* _SHORT EXERCISE_: Transcribe all the entries word for word, omitting any pictures they contain.

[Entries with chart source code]
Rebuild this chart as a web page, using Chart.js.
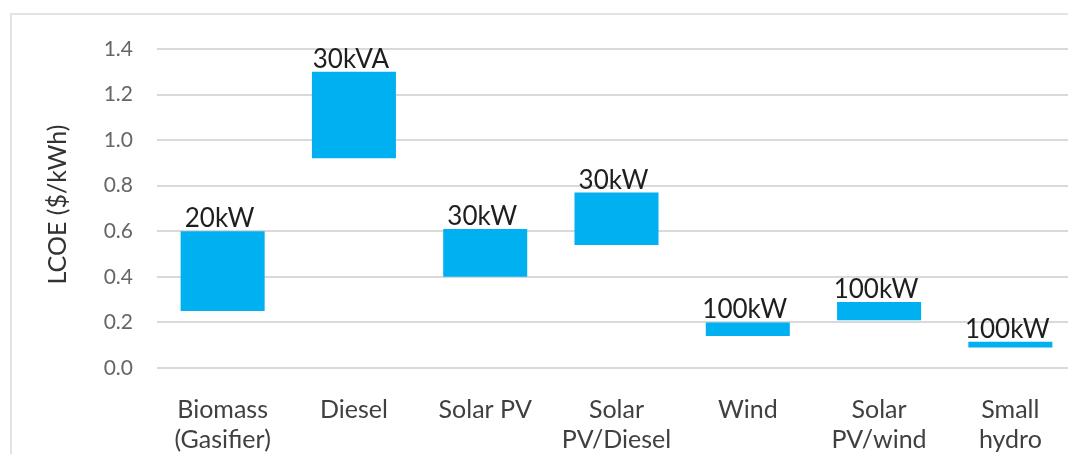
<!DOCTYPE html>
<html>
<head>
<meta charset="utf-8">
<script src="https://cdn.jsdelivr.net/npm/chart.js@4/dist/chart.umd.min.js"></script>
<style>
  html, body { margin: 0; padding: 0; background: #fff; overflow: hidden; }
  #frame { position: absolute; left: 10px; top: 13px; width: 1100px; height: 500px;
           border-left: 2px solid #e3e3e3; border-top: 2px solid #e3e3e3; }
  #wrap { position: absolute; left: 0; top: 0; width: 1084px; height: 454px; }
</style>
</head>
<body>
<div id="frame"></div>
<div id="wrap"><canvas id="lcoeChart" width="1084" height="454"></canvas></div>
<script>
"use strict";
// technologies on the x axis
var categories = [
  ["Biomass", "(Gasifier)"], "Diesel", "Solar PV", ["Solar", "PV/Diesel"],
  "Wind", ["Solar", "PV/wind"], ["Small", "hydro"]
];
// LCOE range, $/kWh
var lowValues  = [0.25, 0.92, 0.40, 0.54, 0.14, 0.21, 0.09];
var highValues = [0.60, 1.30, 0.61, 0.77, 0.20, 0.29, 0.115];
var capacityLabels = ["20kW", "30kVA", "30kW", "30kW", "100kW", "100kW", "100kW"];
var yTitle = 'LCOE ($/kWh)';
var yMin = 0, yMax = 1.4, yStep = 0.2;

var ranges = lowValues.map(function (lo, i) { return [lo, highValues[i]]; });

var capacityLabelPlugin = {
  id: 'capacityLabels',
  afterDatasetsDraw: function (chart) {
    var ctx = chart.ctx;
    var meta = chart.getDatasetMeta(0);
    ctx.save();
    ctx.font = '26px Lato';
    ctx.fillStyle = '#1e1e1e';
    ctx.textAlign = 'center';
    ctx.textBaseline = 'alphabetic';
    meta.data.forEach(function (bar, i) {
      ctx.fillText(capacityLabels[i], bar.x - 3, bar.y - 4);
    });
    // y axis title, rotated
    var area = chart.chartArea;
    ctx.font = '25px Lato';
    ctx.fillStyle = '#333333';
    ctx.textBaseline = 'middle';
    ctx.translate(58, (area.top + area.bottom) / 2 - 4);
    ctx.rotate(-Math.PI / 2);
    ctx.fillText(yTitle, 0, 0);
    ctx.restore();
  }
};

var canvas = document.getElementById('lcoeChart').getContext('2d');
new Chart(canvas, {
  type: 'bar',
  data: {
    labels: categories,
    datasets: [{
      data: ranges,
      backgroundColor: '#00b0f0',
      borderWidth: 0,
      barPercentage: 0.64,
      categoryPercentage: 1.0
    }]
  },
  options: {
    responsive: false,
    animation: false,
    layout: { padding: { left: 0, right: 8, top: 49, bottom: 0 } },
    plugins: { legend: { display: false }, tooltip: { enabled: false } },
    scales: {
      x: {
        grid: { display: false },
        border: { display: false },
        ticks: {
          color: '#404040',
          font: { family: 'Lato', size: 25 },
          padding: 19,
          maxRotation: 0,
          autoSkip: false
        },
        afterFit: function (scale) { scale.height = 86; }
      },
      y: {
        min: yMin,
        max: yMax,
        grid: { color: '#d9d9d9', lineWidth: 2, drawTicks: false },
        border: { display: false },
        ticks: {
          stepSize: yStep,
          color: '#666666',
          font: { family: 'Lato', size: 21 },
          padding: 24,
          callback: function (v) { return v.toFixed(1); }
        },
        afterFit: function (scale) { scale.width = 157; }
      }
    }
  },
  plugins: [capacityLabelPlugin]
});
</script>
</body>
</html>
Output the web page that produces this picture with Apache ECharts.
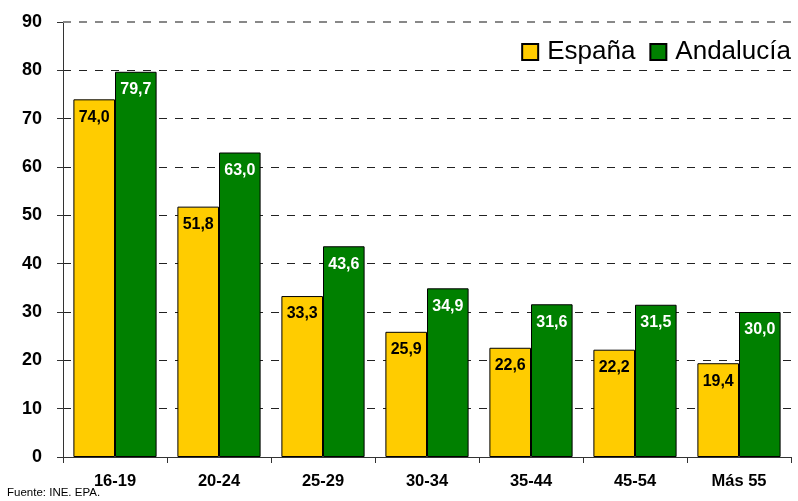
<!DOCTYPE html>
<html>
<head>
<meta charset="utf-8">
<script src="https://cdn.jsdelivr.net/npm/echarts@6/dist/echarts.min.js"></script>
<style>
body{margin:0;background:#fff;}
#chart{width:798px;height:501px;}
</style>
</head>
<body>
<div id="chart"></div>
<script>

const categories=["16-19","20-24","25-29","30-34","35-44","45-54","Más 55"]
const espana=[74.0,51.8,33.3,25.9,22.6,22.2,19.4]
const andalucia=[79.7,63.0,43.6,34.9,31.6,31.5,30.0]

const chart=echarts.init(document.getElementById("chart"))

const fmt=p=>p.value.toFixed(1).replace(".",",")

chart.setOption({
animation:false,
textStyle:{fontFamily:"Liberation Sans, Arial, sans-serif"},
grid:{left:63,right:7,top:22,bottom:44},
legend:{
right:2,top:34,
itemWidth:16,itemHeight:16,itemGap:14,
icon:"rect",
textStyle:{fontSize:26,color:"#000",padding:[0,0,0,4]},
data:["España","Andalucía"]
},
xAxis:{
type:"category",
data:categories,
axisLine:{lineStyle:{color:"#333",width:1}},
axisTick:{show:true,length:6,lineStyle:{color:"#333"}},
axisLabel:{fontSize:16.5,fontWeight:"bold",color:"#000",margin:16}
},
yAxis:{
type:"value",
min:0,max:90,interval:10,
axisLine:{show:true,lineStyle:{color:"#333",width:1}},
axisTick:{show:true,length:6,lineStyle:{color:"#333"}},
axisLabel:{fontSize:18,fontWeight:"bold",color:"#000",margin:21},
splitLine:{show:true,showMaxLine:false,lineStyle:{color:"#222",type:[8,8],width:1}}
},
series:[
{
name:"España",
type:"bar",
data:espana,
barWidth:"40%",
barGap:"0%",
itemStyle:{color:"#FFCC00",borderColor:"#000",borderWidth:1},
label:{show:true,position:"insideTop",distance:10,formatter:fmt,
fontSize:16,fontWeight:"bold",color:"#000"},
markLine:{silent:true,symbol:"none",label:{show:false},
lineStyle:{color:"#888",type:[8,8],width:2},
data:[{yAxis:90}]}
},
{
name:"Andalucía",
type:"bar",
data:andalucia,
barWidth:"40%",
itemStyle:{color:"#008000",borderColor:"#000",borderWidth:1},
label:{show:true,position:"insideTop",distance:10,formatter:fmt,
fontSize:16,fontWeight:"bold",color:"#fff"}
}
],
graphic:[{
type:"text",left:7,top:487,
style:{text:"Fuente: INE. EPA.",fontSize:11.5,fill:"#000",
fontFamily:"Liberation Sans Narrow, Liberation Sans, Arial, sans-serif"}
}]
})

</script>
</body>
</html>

* _RESULT FOR THIS TASK_:
Rebuild this chart as a web page, using Chart.js.
<!DOCTYPE html>
<html>
<head>
<meta charset="utf-8">
<script src="https://cdn.jsdelivr.net/npm/chart.js@4/dist/chart.umd.min.js"></script>
<style>
  html, body { margin: 0; padding: 0; background: #fff; overflow: hidden; }
  #frame { position: absolute; left: 10px; top: 13px; width: 1100px; height: 500px;
           border-left: 2px solid #e3e3e3; border-top: 2px solid #e3e3e3; }
  #wrap { position: absolute; left: 0; top: 0; width: 1084px; height: 454px; }
</style>
</head>
<body>
<div id="frame"></div>
<div id="wrap"><canvas id="lcoeChart" width="1084" height="454"></canvas></div>
<script>
"use strict";
// technologies on the x axis
var categories = [
  ["Biomass", "(Gasifier)"], "Diesel", "Solar PV", ["Solar", "PV/Diesel"],
  "Wind", ["Solar", "PV/wind"], ["Small", "hydro"]
];
// LCOE range, $/kWh
var lowValues  = [0.25, 0.92, 0.40, 0.54, 0.14, 0.21, 0.09];
var highValues = [0.60, 1.30, 0.61, 0.77, 0.20, 0.29, 0.115];
var capacityLabels = ["20kW", "30kVA", "30kW", "30kW", "100kW", "100kW", "100kW"];
var yTitle = 'LCOE ($/kWh)';
var yMin = 0, yMax = 1.4, yStep = 0.2;

var ranges = lowValues.map(function (lo, i) { return [lo, highValues[i]]; });

var capacityLabelPlugin = {
  id: 'capacityLabels',
  afterDatasetsDraw: function (chart) {
    var ctx = chart.ctx;
    var meta = chart.getDatasetMeta(0);
    ctx.save();
    ctx.font = '26px Lato';
    ctx.fillStyle = '#1e1e1e';
    ctx.textAlign = 'center';
    ctx.textBaseline = 'alphabetic';
    meta.data.forEach(function (bar, i) {
      ctx.fillText(capacityLabels[i], bar.x - 3, bar.y - 4);
    });
    // y axis title, rotated
    var area = chart.chartArea;
    ctx.font = '25px Lato';
    ctx.fillStyle = '#333333';
    ctx.textBaseline = 'middle';
    ctx.translate(58, (area.top + area.bottom) / 2 - 4);
    ctx.rotate(-Math.PI / 2);
    ctx.fillText(yTitle, 0, 0);
    ctx.restore();
  }
};

var canvas = document.getElementById('lcoeChart').getContext('2d');
new Chart(canvas, {
  type: 'bar',
  data: {
    labels: categories,
    datasets: [{
      data: ranges,
      backgroundColor: '#00b0f0',
      borderWidth: 0,
      barPercentage: 0.64,
      categoryPercentage: 1.0
    }]
  },
  options: {
    responsive: false,
    animation: false,
    layout: { padding: { left: 0, right: 8, top: 49, bottom: 0 } },
    plugins: { legend: { display: false }, tooltip: { enabled: false } },
    scales: {
      x: {
        grid: { display: false },
        border: { display: false },
        ticks: {
          color: '#404040',
          font: { family: 'Lato', size: 25 },
          padding: 19,
          maxRotation: 0,
          autoSkip: false
        },
        afterFit: function (scale) { scale.height = 86; }
      },
      y: {
        min: yMin,
        max: yMax,
        grid: { color: '#d9d9d9', lineWidth: 2, drawTicks: false },
        border: { display: false },
        ticks: {
          stepSize: yStep,
          color: '#666666',
          font: { family: 'Lato', size: 21 },
          padding: 24,
          callback: function (v) { return v.toFixed(1); }
        },
        afterFit: function (scale) { scale.width = 157; }
      }
    }
  },
  plugins: [capacityLabelPlugin]
});
</script>
</body>
</html>
Output the web page that produces this picture with Apache ECharts.
<!DOCTYPE html>
<html>
<head>
<meta charset="utf-8">
<script src="https://cdn.jsdelivr.net/npm/echarts@6/dist/echarts.min.js"></script>
<style>
body{margin:0;background:#fff;}
#chart{width:798px;height:501px;}
</style>
</head>
<body>
<div id="chart"></div>
<script>

const categories=["16-19","20-24","25-29","30-34","35-44","45-54","Más 55"]
const espana=[74.0,51.8,33.3,25.9,22.6,22.2,19.4]
const andalucia=[79.7,63.0,43.6,34.9,31.6,31.5,30.0]

const chart=echarts.init(document.getElementById("chart"))

const fmt=p=>p.value.toFixed(1).replace(".",",")

chart.setOption({
animation:false,
textStyle:{fontFamily:"Liberation Sans, Arial, sans-serif"},
grid:{left:63,right:7,top:22,bottom:44},
legend:{
right:2,top:34,
itemWidth:16,itemHeight:16,itemGap:14,
icon:"rect",
textStyle:{fontSize:26,color:"#000",padding:[0,0,0,4]},
data:["España","Andalucía"]
},
xAxis:{
type:"category",
data:categories,
axisLine:{lineStyle:{color:"#333",width:1}},
axisTick:{show:true,length:6,lineStyle:{color:"#333"}},
axisLabel:{fontSize:16.5,fontWeight:"bold",color:"#000",margin:16}
},
yAxis:{
type:"value",
min:0,max:90,interval:10,
axisLine:{show:true,lineStyle:{color:"#333",width:1}},
axisTick:{show:true,length:6,lineStyle:{color:"#333"}},
axisLabel:{fontSize:18,fontWeight:"bold",color:"#000",margin:21},
splitLine:{show:true,showMaxLine:false,lineStyle:{color:"#222",type:[8,8],width:1}}
},
series:[
{
name:"España",
type:"bar",
data:espana,
barWidth:"40%",
barGap:"0%",
itemStyle:{color:"#FFCC00",borderColor:"#000",borderWidth:1},
label:{show:true,position:"insideTop",distance:10,formatter:fmt,
fontSize:16,fontWeight:"bold",color:"#000"},
markLine:{silent:true,symbol:"none",label:{show:false},
lineStyle:{color:"#888",type:[8,8],width:2},
data:[{yAxis:90}]}
},
{
name:"Andalucía",
type:"bar",
data:andalucia,
barWidth:"40%",
itemStyle:{color:"#008000",borderColor:"#000",borderWidth:1},
label:{show:true,position:"insideTop",distance:10,formatter:fmt,
fontSize:16,fontWeight:"bold",color:"#fff"}
}
],
graphic:[{
type:"text",left:7,top:487,
style:{text:"Fuente: INE. EPA.",fontSize:11.5,fill:"#000",
fontFamily:"Liberation Sans Narrow, Liberation Sans, Arial, sans-serif"}
}]
})

</script>
</body>
</html>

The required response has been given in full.